I cooked all week!!! Well, thats sorta a lie. On Friday we cooked Rotisserie chicken on the grill again while watching the Celtics. Dave took the lead on this and in the end, we had this beautiful, crispy-skinned chicken ready to eat!
The hubs is really proud of his work, as he should be. I like when it gets warm out because Dave grills a lot more and I don't have to do as much : )I mean c'mon, look at this beauty.
We sliced the chicken and served it with risotto and a side salad. Perfect Friday night meal!I decided to stick with the chicken theme for this week. I made a thai chicken salad with the leftover meat that was decent but nothing to write home about on Monday.
But... I did make two chicken THIGH dishes that were pretty tasty. I'm a big fan of chicken thighs- have so much more flavor than white meat. The first dish I made was one from Rachael Ray for Chipotle Chicken Thighs with Guacamole.

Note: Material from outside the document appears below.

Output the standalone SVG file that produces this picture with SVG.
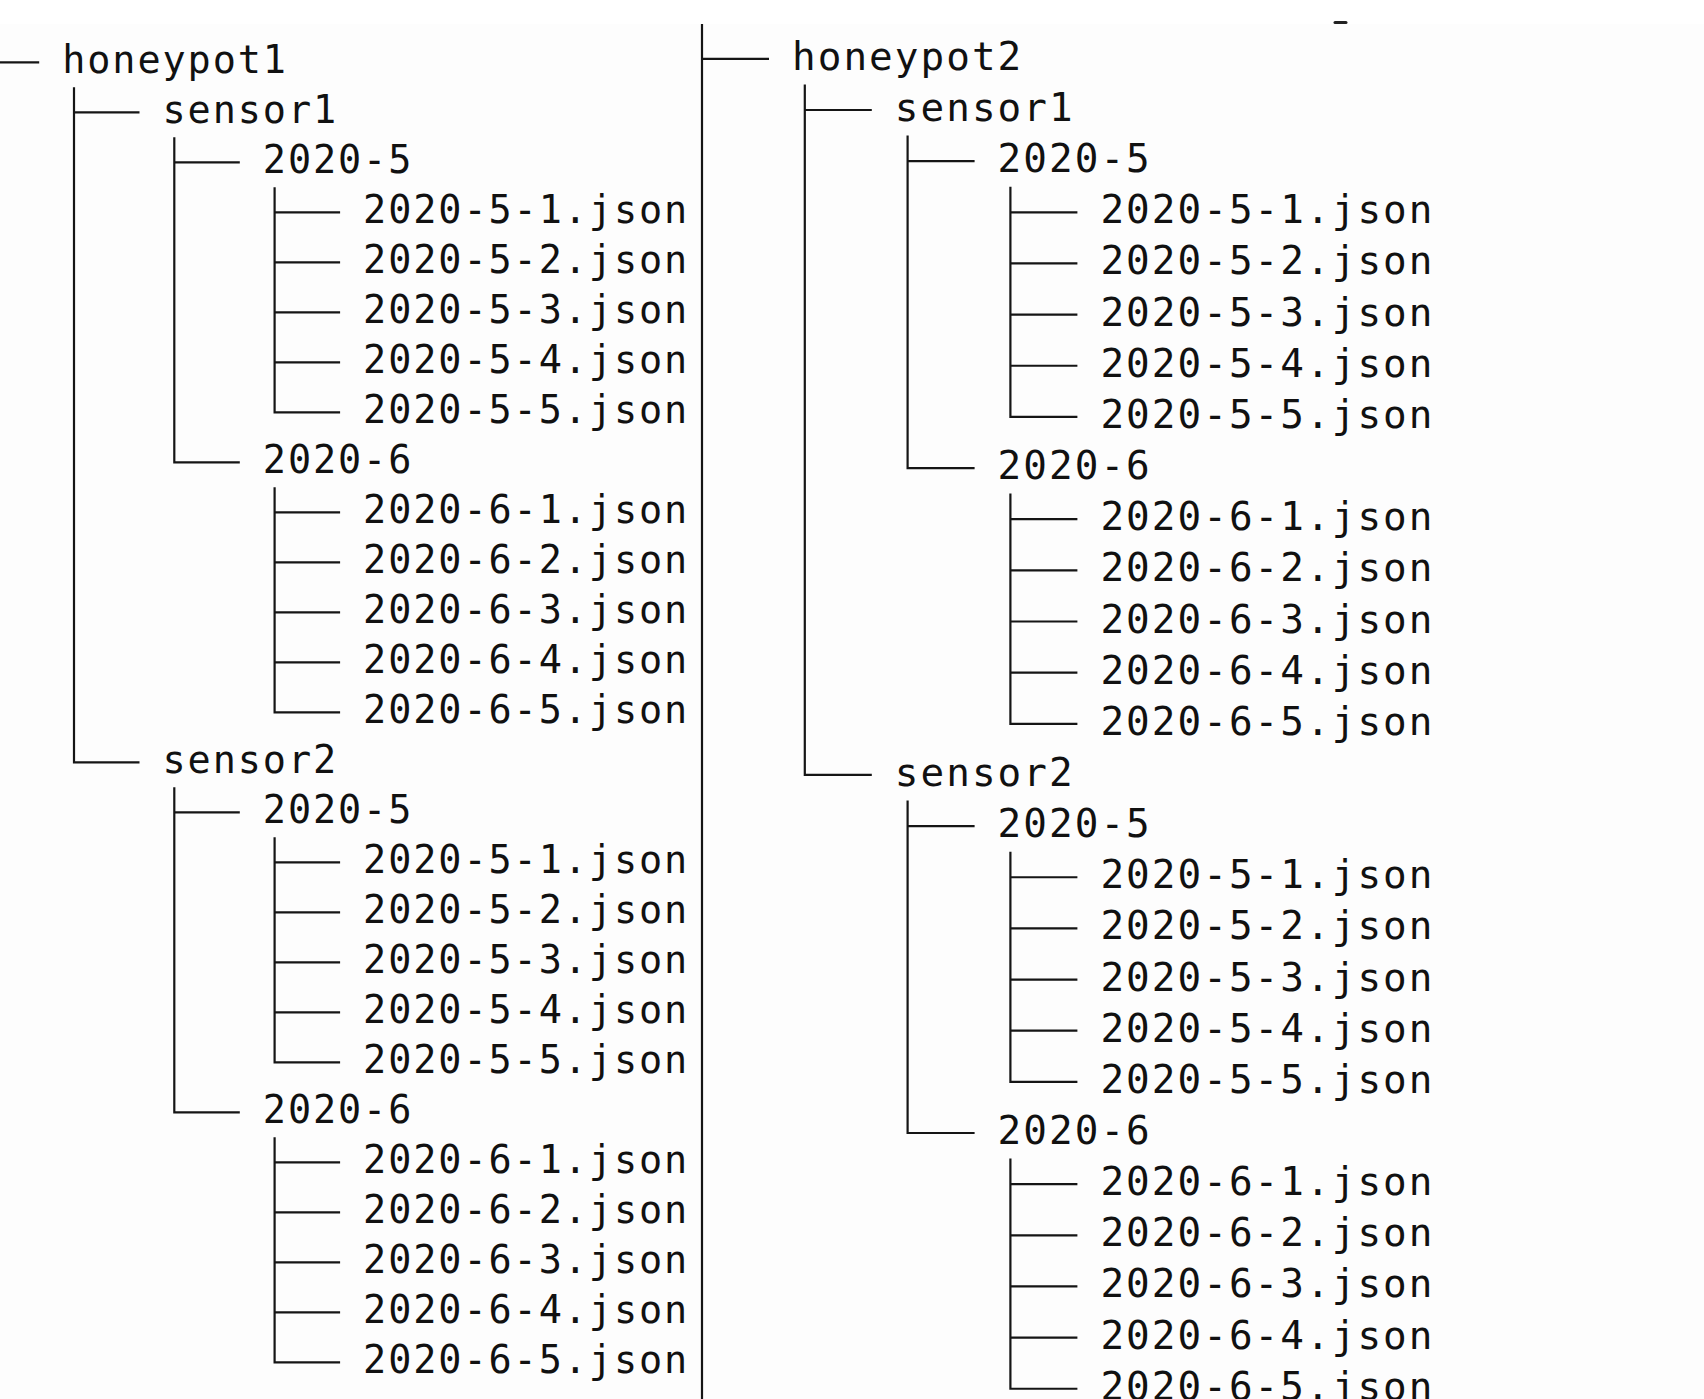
<svg xmlns="http://www.w3.org/2000/svg" width="1704" height="1399" viewBox="0 0 1704 1399">
  <style>
    .t { font-family: "DejaVu Sans Mono", "Liberation Mono", monospace; fill: #111; }
    .tl { font-size: 38.5px; letter-spacing: 1.9px; }
    .tr { font-size: 39.3px; letter-spacing: 2.04px; }
    .c path { fill: none; stroke: #151515; stroke-width: 2.2; stroke-linejoin: miter; stroke-linecap: butt; }
  </style>

  <!-- page background -->
  <rect x="0" y="0" width="1704" height="1399" fill="#ffffff"/>
  <rect x="0" y="24" width="1704" height="1375" fill="#fdfdfd"/>
  <!-- clipped glyph fragment at the top edge -->
  <path d="M1335,22.5 H1346" stroke="#222" stroke-width="3" stroke-linecap="round"/>

  <!-- tree branches -->
  <g id="connectors" class="c">
    <!-- honeypot1 tree -->
    <path d="M-26.3,62.3 H39.2"/>
    <path d="M74,87.3 V762.3 H139.5 M74,112.3 H139.5"/>
    <path d="M174.3,137.3 V462.3 H239.8 M174.3,162.3 H239.8"/>
    <path d="M174.3,787.3 V1112.3 H239.8 M174.3,812.3 H239.8"/>
    <path d="M274.6,187.3 V412.3 H340.1 M274.6,212.3 H340.1 M274.6,262.3 H340.1 M274.6,312.3 H340.1 M274.6,362.3 H340.1"/>
    <path d="M274.6,487.3 V712.3 H340.1 M274.6,512.3 H340.1 M274.6,562.3 H340.1 M274.6,612.3 H340.1 M274.6,662.3 H340.1"/>
    <path d="M274.6,837.3 V1062.3 H340.1 M274.6,862.3 H340.1 M274.6,912.3 H340.1 M274.6,962.3 H340.1 M274.6,1012.3 H340.1"/>
    <path d="M274.6,1137.3 V1362.3 H340.1 M274.6,1162.3 H340.1 M274.6,1212.3 H340.1 M274.6,1262.3 H340.1 M274.6,1312.3 H340.1"/>

    <!-- honeypot2 tree -->
    <path d="M702,24 V1399 M702,58.85 H769"/>
    <path d="M804.8,84.4 V774.95 H871.8 M804.8,110 H871.8"/>
    <path d="M907.6,135.55 V468.05 H974.6 M907.6,161.15 H974.6"/>
    <path d="M907.6,800.5 V1133 H974.6 M907.6,826.1 H974.6"/>
    <path d="M1010.4,186.7 V416.9 H1077.4 M1010.4,212.3 H1077.4 M1010.4,263.45 H1077.4 M1010.4,314.6 H1077.4 M1010.4,365.75 H1077.4"/>
    <path d="M1010.4,493.6 V723.8 H1077.4 M1010.4,519.2 H1077.4 M1010.4,570.35 H1077.4 M1010.4,621.5 H1077.4 M1010.4,672.65 H1077.4"/>
    <path d="M1010.4,851.65 V1081.85 H1077.4 M1010.4,877.25 H1077.4 M1010.4,928.4 H1077.4 M1010.4,979.55 H1077.4 M1010.4,1030.7 H1077.4"/>
    <path d="M1010.4,1158.55 V1388.75 H1077.4 M1010.4,1184.15 H1077.4 M1010.4,1235.3 H1077.4 M1010.4,1286.45 H1077.4 M1010.4,1337.6 H1077.4"/>
  </g>

  <!-- honeypot1 -->
  <g id="hp1"><text class="t tl" x="62.2" y="72.8">honeypot1</text></g>
  <g id="hp1-s1"><text class="t tl" x="162.5" y="122.8">sensor1</text></g>
  <g id="hp1-s1-m5"><text class="t tl" x="262.8" y="172.8">2020-5</text></g>
  <g id="hp1-s1-m5-1"><text class="t tl" x="363.1" y="222.8">2020-5-1.json</text></g>
  <g id="hp1-s1-m5-2"><text class="t tl" x="363.1" y="272.8">2020-5-2.json</text></g>
  <g id="hp1-s1-m5-3"><text class="t tl" x="363.1" y="322.8">2020-5-3.json</text></g>
  <g id="hp1-s1-m5-4"><text class="t tl" x="363.1" y="372.8">2020-5-4.json</text></g>
  <g id="hp1-s1-m5-5"><text class="t tl" x="363.1" y="422.8">2020-5-5.json</text></g>
  <g id="hp1-s1-m6"><text class="t tl" x="262.8" y="472.8">2020-6</text></g>
  <g id="hp1-s1-m6-1"><text class="t tl" x="363.1" y="522.8">2020-6-1.json</text></g>
  <g id="hp1-s1-m6-2"><text class="t tl" x="363.1" y="572.8">2020-6-2.json</text></g>
  <g id="hp1-s1-m6-3"><text class="t tl" x="363.1" y="622.8">2020-6-3.json</text></g>
  <g id="hp1-s1-m6-4"><text class="t tl" x="363.1" y="672.8">2020-6-4.json</text></g>
  <g id="hp1-s1-m6-5"><text class="t tl" x="363.1" y="722.8">2020-6-5.json</text></g>
  <g id="hp1-s2"><text class="t tl" x="162.5" y="772.8">sensor2</text></g>
  <g id="hp1-s2-m5"><text class="t tl" x="262.8" y="822.8">2020-5</text></g>
  <g id="hp1-s2-m5-1"><text class="t tl" x="363.1" y="872.8">2020-5-1.json</text></g>
  <g id="hp1-s2-m5-2"><text class="t tl" x="363.1" y="922.8">2020-5-2.json</text></g>
  <g id="hp1-s2-m5-3"><text class="t tl" x="363.1" y="972.8">2020-5-3.json</text></g>
  <g id="hp1-s2-m5-4"><text class="t tl" x="363.1" y="1022.8">2020-5-4.json</text></g>
  <g id="hp1-s2-m5-5"><text class="t tl" x="363.1" y="1072.8">2020-5-5.json</text></g>
  <g id="hp1-s2-m6"><text class="t tl" x="262.8" y="1122.8">2020-6</text></g>
  <g id="hp1-s2-m6-1"><text class="t tl" x="363.1" y="1172.8">2020-6-1.json</text></g>
  <g id="hp1-s2-m6-2"><text class="t tl" x="363.1" y="1222.8">2020-6-2.json</text></g>
  <g id="hp1-s2-m6-3"><text class="t tl" x="363.1" y="1272.8">2020-6-3.json</text></g>
  <g id="hp1-s2-m6-4"><text class="t tl" x="363.1" y="1322.8">2020-6-4.json</text></g>
  <g id="hp1-s2-m6-5"><text class="t tl" x="363.1" y="1372.8">2020-6-5.json</text></g>

  <!-- honeypot2 -->
  <g id="hp2"><text class="t tr" x="792" y="69.85">honeypot2</text></g>
  <g id="hp2-s1"><text class="t tr" x="894.8" y="121">sensor1</text></g>
  <g id="hp2-s1-m5"><text class="t tr" x="997.6" y="172.15">2020-5</text></g>
  <g id="hp2-s1-m5-1"><text class="t tr" x="1100.4" y="223.3">2020-5-1.json</text></g>
  <g id="hp2-s1-m5-2"><text class="t tr" x="1100.4" y="274.45">2020-5-2.json</text></g>
  <g id="hp2-s1-m5-3"><text class="t tr" x="1100.4" y="325.6">2020-5-3.json</text></g>
  <g id="hp2-s1-m5-4"><text class="t tr" x="1100.4" y="376.75">2020-5-4.json</text></g>
  <g id="hp2-s1-m5-5"><text class="t tr" x="1100.4" y="427.9">2020-5-5.json</text></g>
  <g id="hp2-s1-m6"><text class="t tr" x="997.6" y="479.05">2020-6</text></g>
  <g id="hp2-s1-m6-1"><text class="t tr" x="1100.4" y="530.2">2020-6-1.json</text></g>
  <g id="hp2-s1-m6-2"><text class="t tr" x="1100.4" y="581.35">2020-6-2.json</text></g>
  <g id="hp2-s1-m6-3"><text class="t tr" x="1100.4" y="632.5">2020-6-3.json</text></g>
  <g id="hp2-s1-m6-4"><text class="t tr" x="1100.4" y="683.65">2020-6-4.json</text></g>
  <g id="hp2-s1-m6-5"><text class="t tr" x="1100.4" y="734.8">2020-6-5.json</text></g>
  <g id="hp2-s2"><text class="t tr" x="894.8" y="785.95">sensor2</text></g>
  <g id="hp2-s2-m5"><text class="t tr" x="997.6" y="837.1">2020-5</text></g>
  <g id="hp2-s2-m5-1"><text class="t tr" x="1100.4" y="888.25">2020-5-1.json</text></g>
  <g id="hp2-s2-m5-2"><text class="t tr" x="1100.4" y="939.4">2020-5-2.json</text></g>
  <g id="hp2-s2-m5-3"><text class="t tr" x="1100.4" y="990.55">2020-5-3.json</text></g>
  <g id="hp2-s2-m5-4"><text class="t tr" x="1100.4" y="1041.7">2020-5-4.json</text></g>
  <g id="hp2-s2-m5-5"><text class="t tr" x="1100.4" y="1092.85">2020-5-5.json</text></g>
  <g id="hp2-s2-m6"><text class="t tr" x="997.6" y="1144">2020-6</text></g>
  <g id="hp2-s2-m6-1"><text class="t tr" x="1100.4" y="1195.15">2020-6-1.json</text></g>
  <g id="hp2-s2-m6-2"><text class="t tr" x="1100.4" y="1246.3">2020-6-2.json</text></g>
  <g id="hp2-s2-m6-3"><text class="t tr" x="1100.4" y="1297.45">2020-6-3.json</text></g>
  <g id="hp2-s2-m6-4"><text class="t tr" x="1100.4" y="1348.6">2020-6-4.json</text></g>
  <g id="hp2-s2-m6-5"><text class="t tr" x="1100.4" y="1399.75">2020-6-5.json</text></g>
</svg>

Chipotle Chicken Thighs with Guac
Ingredients:
4 pieces bone-in chicken thighs
Smoked sweet paprika or paprika
Salt and freshly ground black pepper
2 tablespoons extra-virgin olive oil
4 pieces of pancetta, diced
1 large carrot, peeled and chopped
1 onion, chopped
2 cloves garlic, chopped1 tablespoon dried thyme
1 chipotle pepper in adobo, seeded and finely chopped, plus a tablespoon adobo sauce
1 (15-ounce) can italian stewed tomatoes
1 cup chicken stock
• Chunky Guacamole
2 slightly under-ripe avocados
2 limes or 1 large ripe lemon, juiced
Salt
1 small red or green chile pepper, seeded and very thinly sliced
1 vine-ripe tomato, seeded and coarsely chopped
1/2 small red onion, chopped or thinly sliced
Instructions:
Season chicken with paprika and salt and pepper, to taste. Heat the extra-virgin olive oil, a couple of turns of the pan, in a Dutch oven or large high-sided skillet with a lid. Add the chicken and brown on all sides. Remove the chicken to a plate and spoon off the excess fat. Add the pancetta and brown a couple of minutes, then remove it to a plate. Stir in the carrots, onions, garlic, thyme and chipotle, and cover the pot. Reduce heat a bit, and cook for 7 to 8 minutes, stirring occasionally. Add the tomatoes and bring to a bubble, then add the chicken and the pancetta back to the pot and simmer for 7 to 8 minutes more to cook through. Add 1 cup of stock to the chicken and cook over medium heat, until the sauce bubbles, then gently stir and simmer uncovered for 10 minutes. Halve and gently dice the avocados into large chunks. Add them to a small bowl and douse with the lime juice. Season with salt, to taste, and lightly mash. Serve chicken with the sauce over it and garnished with the guac
Such an explosion of flavors. And I loved the heavy on veggies, light on meat.
On the same night, I also cooked the remaining 4 chicken thighs (I was using a family pack) using a recipe from Williams and Sonoma that I changed up. Ive wrote about this before, but I do this often. I love cooking two dinners in one night so all I have to do the next night is heat it up! Being gone from my house for 12 hours everyday makes it virtually impossible to be motivated to cook elaborate meals every night so cooking once and eating twice works for me! The other meal I made was out of my Grilling and Roasting Williams Sonoma book: Smoky and Spicy Chicken Thighs.The best part of this dish was I used Stonewall Kitchens Red Pepper Jelly! I love the combination of sweet and spicy. Its definitely my favorite tastes!
Smoky and Spicy Chicken Thighs
Ingredients:
5 slices of pancetta, sliced and diced
4 chicken thighs, skin left on
salt and pepper
1/2 cup of spicy red hot or green pepper jelly
Sliced jalapenos and red onion for garnish
Instructions:
Preheat oven to 400 degrees, Cut the pancetta in narrow julienne strips. Season chicken thighs with salt and pepper and place in a baking dish. Sprinkle the pancetta slices of top. Roast, basting with pan juices after the first 15 minutes until the skin is crisp. Meanwhile, in a small sauce pan over high heat, warm the jelly until it melts. Remove chicken from oven and brush or spoon 1 teaspoon of jelly on top of the crisp skin of each chicken piece. Continue roasting until the skin is glazed and the juices run clear- about 40 minutes total. Garnish with jalapenos and red onions. Serve with an arugula salad and use pan sauce as dressing.
It was a delicious week of chicken! I can't believe tomorrow is Friday. All day today I thought today was Friday. One more day to get through...
Do you like Chicken Thighs? Do you enjoy sweet and spicy combinations?